Most guys seem to be under the impression that girls only get stretch marks during pregnancy. Not freaking true, buddy! I look like I've been attacked by an alien - at one point I had deep purple tears as a result of acquring hips overnight; now they're kind of faded. They were the scars I hated the most.

When I was younger I had horrific acne. It was big angry red itchy patches - It was huge purple God-knows-what erupting all over my face. Nothing I did could get rid of it, and I remember countless tantrums and teary rages over how unbelievably ugly I looked. I now know heaps of people with really bad acne, even worse than mine was, and it's not such a huge deal - but it is a huge deal when you're an insecure, vulnerable little girl. After being told this and that by one useless doctor after another, my current doctor finally gave me something to kill the most vicious acne, and now I only have to endure what could safely be called normal teenage breakouts. But now I have scars all over my face, and they're more than just a lingering reminder of some seriously annoying skin problems - every day they remind me of my depression, which occurred around the same time as the acne. It's not always a pleasant thing to see in the morning, but I'm not afraid of my depression. I wish I could have been stronger, but I also wish other people could have been stronger for me. My acne scars remind me that that was something I had to pull through entirely alone. 

I am like most girls when I say that there was a time when I was obsessed with image, and how I was perceived by others. I've had to deal with a makeup addiction, depression, a ridiculously low self esteem and a weight problem as a result of that. But my scars helped me pull of of that, perhaps a little younger than some other girls; my scars made me realize that I'm really okay, that I really look okay, that I'm beautiful in my own scarred way. And, as Belle said, imperfections are a blessing; because then you know that whoever says you are beautiful really thinks that you are beautiful. It really is a blessing to have that kind of assurance of sincerity.

My scars used to make me needlessly self conscious about how I looked.

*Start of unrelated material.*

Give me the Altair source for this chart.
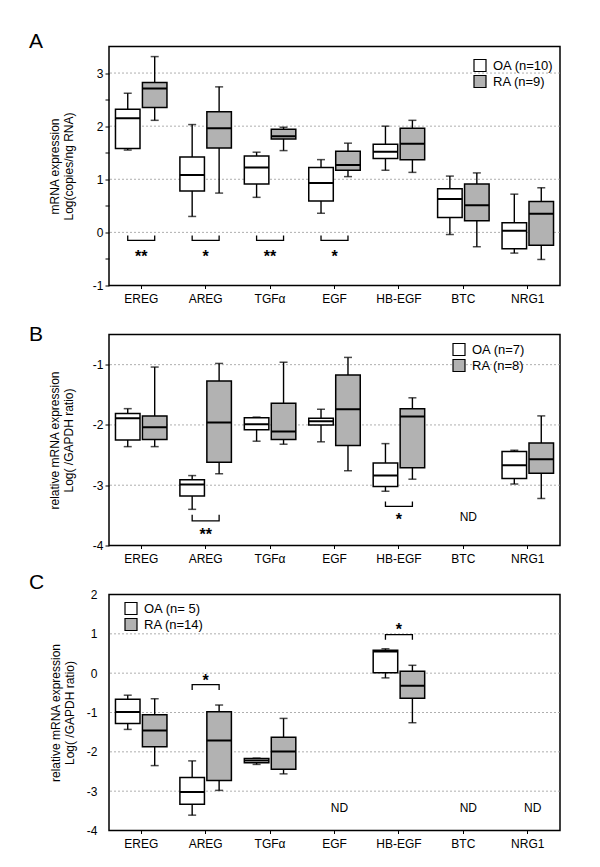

My scars also make me feel a little guilty, because I feel like so much time and resources have been spent on me and I have no way to repay that; I was just telling my friend that I feel a little guilty that I'm probably not the most ideal blood donor, but I've used a lot of blood in my lifetime. But my scars also make me very proud. I'm a fighter. Whenever I doubt myself, I remember that I've been through worse and came out of it okay, and I have the scars to prove it.

Beauty is fleeting. Thank fuck for that.

1 comment:

Adelaide Dupont said...

Hi Lady Solitaire!

I'd like to add that scars can bring us together.